- [Given information]:
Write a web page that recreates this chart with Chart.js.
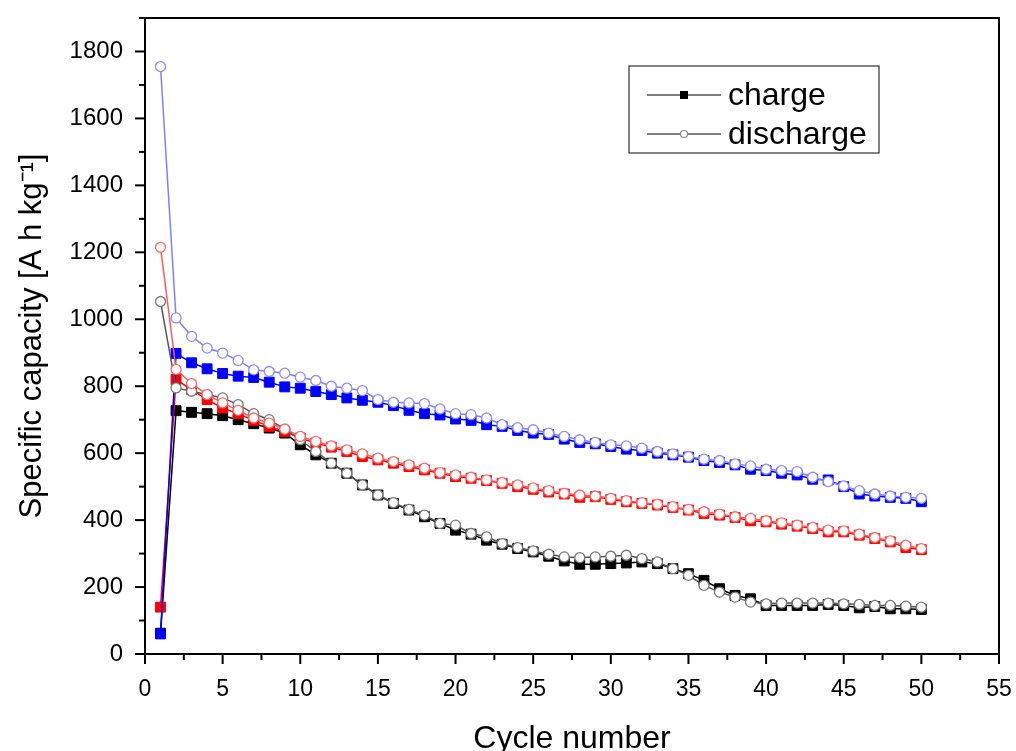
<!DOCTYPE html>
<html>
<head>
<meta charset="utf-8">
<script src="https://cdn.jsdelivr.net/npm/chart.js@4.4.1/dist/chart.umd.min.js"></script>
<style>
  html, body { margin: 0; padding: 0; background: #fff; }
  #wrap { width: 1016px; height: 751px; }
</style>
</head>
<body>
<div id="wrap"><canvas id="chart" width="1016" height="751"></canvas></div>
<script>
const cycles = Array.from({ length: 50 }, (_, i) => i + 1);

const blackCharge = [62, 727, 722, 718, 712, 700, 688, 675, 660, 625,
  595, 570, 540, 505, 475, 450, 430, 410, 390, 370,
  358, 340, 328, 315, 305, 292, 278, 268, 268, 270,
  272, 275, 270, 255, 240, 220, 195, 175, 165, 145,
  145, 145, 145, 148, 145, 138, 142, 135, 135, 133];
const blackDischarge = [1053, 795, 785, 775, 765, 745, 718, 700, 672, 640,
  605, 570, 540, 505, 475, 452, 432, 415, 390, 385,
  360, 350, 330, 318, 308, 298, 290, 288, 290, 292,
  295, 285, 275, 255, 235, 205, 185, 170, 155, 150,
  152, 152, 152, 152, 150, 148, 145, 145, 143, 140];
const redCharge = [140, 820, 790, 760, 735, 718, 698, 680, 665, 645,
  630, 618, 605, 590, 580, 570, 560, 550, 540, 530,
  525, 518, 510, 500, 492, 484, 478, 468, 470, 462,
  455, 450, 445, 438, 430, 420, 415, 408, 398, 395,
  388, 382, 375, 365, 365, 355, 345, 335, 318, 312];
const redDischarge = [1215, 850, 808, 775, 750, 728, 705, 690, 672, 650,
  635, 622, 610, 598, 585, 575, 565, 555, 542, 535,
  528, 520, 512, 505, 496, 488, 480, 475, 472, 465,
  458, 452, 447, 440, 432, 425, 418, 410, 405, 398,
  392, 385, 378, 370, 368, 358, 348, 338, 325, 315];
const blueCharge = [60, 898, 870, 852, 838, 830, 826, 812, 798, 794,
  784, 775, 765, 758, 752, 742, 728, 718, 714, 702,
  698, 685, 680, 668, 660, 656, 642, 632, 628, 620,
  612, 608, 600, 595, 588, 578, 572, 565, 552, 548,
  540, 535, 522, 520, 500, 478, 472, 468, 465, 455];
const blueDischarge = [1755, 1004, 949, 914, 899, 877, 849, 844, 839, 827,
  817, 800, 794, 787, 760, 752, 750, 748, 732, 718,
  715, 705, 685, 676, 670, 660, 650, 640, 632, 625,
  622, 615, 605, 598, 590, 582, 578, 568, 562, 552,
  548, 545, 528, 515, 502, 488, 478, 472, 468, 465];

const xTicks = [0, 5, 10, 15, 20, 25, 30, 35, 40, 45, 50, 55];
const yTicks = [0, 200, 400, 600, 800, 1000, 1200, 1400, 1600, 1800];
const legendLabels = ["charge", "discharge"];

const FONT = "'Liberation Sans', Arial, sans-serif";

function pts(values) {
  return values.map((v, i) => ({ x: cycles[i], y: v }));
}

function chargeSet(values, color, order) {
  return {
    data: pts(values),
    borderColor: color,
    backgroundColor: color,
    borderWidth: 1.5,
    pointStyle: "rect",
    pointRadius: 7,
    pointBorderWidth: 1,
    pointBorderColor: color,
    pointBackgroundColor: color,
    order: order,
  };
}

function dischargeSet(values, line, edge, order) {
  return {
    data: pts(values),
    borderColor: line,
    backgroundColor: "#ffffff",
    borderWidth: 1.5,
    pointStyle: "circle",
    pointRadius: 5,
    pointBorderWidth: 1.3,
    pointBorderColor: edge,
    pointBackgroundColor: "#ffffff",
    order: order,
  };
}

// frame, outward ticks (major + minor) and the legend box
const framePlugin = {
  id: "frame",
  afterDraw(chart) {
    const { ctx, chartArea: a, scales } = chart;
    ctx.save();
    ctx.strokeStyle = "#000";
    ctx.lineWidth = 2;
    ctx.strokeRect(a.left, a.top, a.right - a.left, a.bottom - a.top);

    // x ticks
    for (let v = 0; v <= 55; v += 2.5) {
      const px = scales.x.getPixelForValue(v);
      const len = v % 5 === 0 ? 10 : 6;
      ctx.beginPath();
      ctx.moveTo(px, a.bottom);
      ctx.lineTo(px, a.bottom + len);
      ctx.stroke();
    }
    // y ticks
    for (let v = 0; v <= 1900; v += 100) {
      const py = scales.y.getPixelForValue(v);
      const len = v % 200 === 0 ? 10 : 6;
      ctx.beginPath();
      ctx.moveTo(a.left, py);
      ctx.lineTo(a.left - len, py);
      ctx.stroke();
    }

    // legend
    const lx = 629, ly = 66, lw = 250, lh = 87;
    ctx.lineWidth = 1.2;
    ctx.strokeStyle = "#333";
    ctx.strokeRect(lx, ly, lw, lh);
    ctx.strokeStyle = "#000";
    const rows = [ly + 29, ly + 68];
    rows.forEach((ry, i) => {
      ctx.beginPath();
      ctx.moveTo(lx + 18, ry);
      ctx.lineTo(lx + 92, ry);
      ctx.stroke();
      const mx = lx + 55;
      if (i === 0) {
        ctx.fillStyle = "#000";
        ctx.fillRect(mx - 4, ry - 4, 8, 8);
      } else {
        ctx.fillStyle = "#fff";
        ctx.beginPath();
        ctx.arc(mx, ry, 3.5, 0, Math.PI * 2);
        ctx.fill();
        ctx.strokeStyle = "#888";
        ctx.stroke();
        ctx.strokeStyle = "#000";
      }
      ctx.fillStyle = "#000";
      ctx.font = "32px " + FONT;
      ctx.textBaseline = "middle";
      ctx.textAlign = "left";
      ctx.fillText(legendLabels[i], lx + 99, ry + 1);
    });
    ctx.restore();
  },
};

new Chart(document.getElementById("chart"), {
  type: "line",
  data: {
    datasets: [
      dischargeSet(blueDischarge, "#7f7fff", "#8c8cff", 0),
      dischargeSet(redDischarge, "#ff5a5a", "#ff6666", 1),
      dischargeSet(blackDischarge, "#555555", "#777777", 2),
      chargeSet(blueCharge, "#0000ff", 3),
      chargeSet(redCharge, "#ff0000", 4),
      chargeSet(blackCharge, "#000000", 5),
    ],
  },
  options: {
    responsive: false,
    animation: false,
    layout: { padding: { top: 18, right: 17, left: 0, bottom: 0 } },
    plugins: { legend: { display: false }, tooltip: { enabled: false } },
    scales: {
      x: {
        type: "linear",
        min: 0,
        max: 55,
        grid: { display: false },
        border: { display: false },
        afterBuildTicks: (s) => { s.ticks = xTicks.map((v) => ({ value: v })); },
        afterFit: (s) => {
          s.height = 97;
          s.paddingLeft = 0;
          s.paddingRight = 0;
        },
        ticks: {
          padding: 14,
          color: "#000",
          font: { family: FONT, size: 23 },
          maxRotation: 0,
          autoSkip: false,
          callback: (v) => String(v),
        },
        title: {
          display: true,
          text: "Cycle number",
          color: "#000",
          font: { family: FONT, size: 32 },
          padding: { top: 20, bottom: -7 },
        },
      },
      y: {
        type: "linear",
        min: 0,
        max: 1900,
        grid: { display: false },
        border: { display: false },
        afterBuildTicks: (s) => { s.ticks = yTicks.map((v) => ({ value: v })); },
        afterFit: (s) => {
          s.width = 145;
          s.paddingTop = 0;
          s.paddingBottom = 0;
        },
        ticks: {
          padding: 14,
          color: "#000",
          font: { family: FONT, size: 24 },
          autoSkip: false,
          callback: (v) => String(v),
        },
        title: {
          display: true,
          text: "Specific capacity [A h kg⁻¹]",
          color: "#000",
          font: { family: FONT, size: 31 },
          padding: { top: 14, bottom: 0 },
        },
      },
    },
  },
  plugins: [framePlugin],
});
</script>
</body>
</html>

- [Your task]: Reproduce every line precisely as given, omitting all pictures.

- [Response to the exercise]:
Write a web page that recreates this chart with Chart.js.
<!DOCTYPE html>
<html>
<head>
<meta charset="utf-8">
<script src="https://cdn.jsdelivr.net/npm/chart.js@4.4.1/dist/chart.umd.min.js"></script>
<style>
  html, body { margin: 0; padding: 0; background: #fff; }
  #wrap { width: 1016px; height: 751px; }
</style>
</head>
<body>
<div id="wrap"><canvas id="chart" width="1016" height="751"></canvas></div>
<script>
const cycles = Array.from({ length: 50 }, (_, i) => i + 1);

const blackCharge = [62, 727, 722, 718, 712, 700, 688, 675, 660, 625,
  595, 570, 540, 505, 475, 450, 430, 410, 390, 370,
  358, 340, 328, 315, 305, 292, 278, 268, 268, 270,
  272, 275, 270, 255, 240, 220, 195, 175, 165, 145,
  145, 145, 145, 148, 145, 138, 142, 135, 135, 133];
const blackDischarge = [1053, 795, 785, 775, 765, 745, 718, 700, 672, 640,
  605, 570, 540, 505, 475, 452, 432, 415, 390, 385,
  360, 350, 330, 318, 308, 298, 290, 288, 290, 292,
  295, 285, 275, 255, 235, 205, 185, 170, 155, 150,
  152, 152, 152, 152, 150, 148, 145, 145, 143, 140];
const redCharge = [140, 820, 790, 760, 735, 718, 698, 680, 665, 645,
  630, 618, 605, 590, 580, 570, 560, 550, 540, 530,
  525, 518, 510, 500, 492, 484, 478, 468, 470, 462,
  455, 450, 445, 438, 430, 420, 415, 408, 398, 395,
  388, 382, 375, 365, 365, 355, 345, 335, 318, 312];
const redDischarge = [1215, 850, 808, 775, 750, 728, 705, 690, 672, 650,
  635, 622, 610, 598, 585, 575, 565, 555, 542, 535,
  528, 520, 512, 505, 496, 488, 480, 475, 472, 465,
  458, 452, 447, 440, 432, 425, 418, 410, 405, 398,
  392, 385, 378, 370, 368, 358, 348, 338, 325, 315];
const blueCharge = [60, 898, 870, 852, 838, 830, 826, 812, 798, 794,
  784, 775, 765, 758, 752, 742, 728, 718, 714, 702,
  698, 685, 680, 668, 660, 656, 642, 632, 628, 620,
  612, 608, 600, 595, 588, 578, 572, 565, 552, 548,
  540, 535, 522, 520, 500, 478, 472, 468, 465, 455];
const blueDischarge = [1755, 1004, 949, 914, 899, 877, 849, 844, 839, 827,
  817, 800, 794, 787, 760, 752, 750, 748, 732, 718,
  715, 705, 685, 676, 670, 660, 650, 640, 632, 625,
  622, 615, 605, 598, 590, 582, 578, 568, 562, 552,
  548, 545, 528, 515, 502, 488, 478, 472, 468, 465];

const xTicks = [0, 5, 10, 15, 20, 25, 30, 35, 40, 45, 50, 55];
const yTicks = [0, 200, 400, 600, 800, 1000, 1200, 1400, 1600, 1800];
const legendLabels = ["charge", "discharge"];

const FONT = "'Liberation Sans', Arial, sans-serif";

function pts(values) {
  return values.map((v, i) => ({ x: cycles[i], y: v }));
}

function chargeSet(values, color, order) {
  return {
    data: pts(values),
    borderColor: color,
    backgroundColor: color,
    borderWidth: 1.5,
    pointStyle: "rect",
    pointRadius: 7,
    pointBorderWidth: 1,
    pointBorderColor: color,
    pointBackgroundColor: color,
    order: order,
  };
}

function dischargeSet(values, line, edge, order) {
  return {
    data: pts(values),
    borderColor: line,
    backgroundColor: "#ffffff",
    borderWidth: 1.5,
    pointStyle: "circle",
    pointRadius: 5,
    pointBorderWidth: 1.3,
    pointBorderColor: edge,
    pointBackgroundColor: "#ffffff",
    order: order,
  };
}

// frame, outward ticks (major + minor) and the legend box
const framePlugin = {
  id: "frame",
  afterDraw(chart) {
    const { ctx, chartArea: a, scales } = chart;
    ctx.save();
    ctx.strokeStyle = "#000";
    ctx.lineWidth = 2;
    ctx.strokeRect(a.left, a.top, a.right - a.left, a.bottom - a.top);

    // x ticks
    for (let v = 0; v <= 55; v += 2.5) {
      const px = scales.x.getPixelForValue(v);
      const len = v % 5 === 0 ? 10 : 6;
      ctx.beginPath();
      ctx.moveTo(px, a.bottom);
      ctx.lineTo(px, a.bottom + len);
      ctx.stroke();
    }
    // y ticks
    for (let v = 0; v <= 1900; v += 100) {
      const py = scales.y.getPixelForValue(v);
      const len = v % 200 === 0 ? 10 : 6;
      ctx.beginPath();
      ctx.moveTo(a.left, py);
      ctx.lineTo(a.left - len, py);
      ctx.stroke();
    }

    // legend
    const lx = 629, ly = 66, lw = 250, lh = 87;
    ctx.lineWidth = 1.2;
    ctx.strokeStyle = "#333";
    ctx.strokeRect(lx, ly, lw, lh);
    ctx.strokeStyle = "#000";
    const rows = [ly + 29, ly + 68];
    rows.forEach((ry, i) => {
      ctx.beginPath();
      ctx.moveTo(lx + 18, ry);
      ctx.lineTo(lx + 92, ry);
      ctx.stroke();
      const mx = lx + 55;
      if (i === 0) {
        ctx.fillStyle = "#000";
        ctx.fillRect(mx - 4, ry - 4, 8, 8);
      } else {
        ctx.fillStyle = "#fff";
        ctx.beginPath();
        ctx.arc(mx, ry, 3.5, 0, Math.PI * 2);
        ctx.fill();
        ctx.strokeStyle = "#888";
        ctx.stroke();
        ctx.strokeStyle = "#000";
      }
      ctx.fillStyle = "#000";
      ctx.font = "32px " + FONT;
      ctx.textBaseline = "middle";
      ctx.textAlign = "left";
      ctx.fillText(legendLabels[i], lx + 99, ry + 1);
    });
    ctx.restore();
  },
};

new Chart(document.getElementById("chart"), {
  type: "line",
  data: {
    datasets: [
      dischargeSet(blueDischarge, "#7f7fff", "#8c8cff", 0),
      dischargeSet(redDischarge, "#ff5a5a", "#ff6666", 1),
      dischargeSet(blackDischarge, "#555555", "#777777", 2),
      chargeSet(blueCharge, "#0000ff", 3),
      chargeSet(redCharge, "#ff0000", 4),
      chargeSet(blackCharge, "#000000", 5),
    ],
  },
  options: {
    responsive: false,
    animation: false,
    layout: { padding: { top: 18, right: 17, left: 0, bottom: 0 } },
    plugins: { legend: { display: false }, tooltip: { enabled: false } },
    scales: {
      x: {
        type: "linear",
        min: 0,
        max: 55,
        grid: { display: false },
        border: { display: false },
        afterBuildTicks: (s) => { s.ticks = xTicks.map((v) => ({ value: v })); },
        afterFit: (s) => {
          s.height = 97;
          s.paddingLeft = 0;
          s.paddingRight = 0;
        },
        ticks: {
          padding: 14,
          color: "#000",
          font: { family: FONT, size: 23 },
          maxRotation: 0,
          autoSkip: false,
          callback: (v) => String(v),
        },
        title: {
          display: true,
          text: "Cycle number",
          color: "#000",
          font: { family: FONT, size: 32 },
          padding: { top: 20, bottom: -7 },
        },
      },
      y: {
        type: "linear",
        min: 0,
        max: 1900,
        grid: { display: false },
        border: { display: false },
        afterBuildTicks: (s) => { s.ticks = yTicks.map((v) => ({ value: v })); },
        afterFit: (s) => {
          s.width = 145;
          s.paddingTop = 0;
          s.paddingBottom = 0;
        },
        ticks: {
          padding: 14,
          color: "#000",
          font: { family: FONT, size: 24 },
          autoSkip: false,
          callback: (v) => String(v),
        },
        title: {
          display: true,
          text: "Specific capacity [A h kg⁻¹]",
          color: "#000",
          font: { family: FONT, size: 31 },
          padding: { top: 14, bottom: 0 },
        },
      },
    },
  },
  plugins: [framePlugin],
});
</script>
</body>
</html>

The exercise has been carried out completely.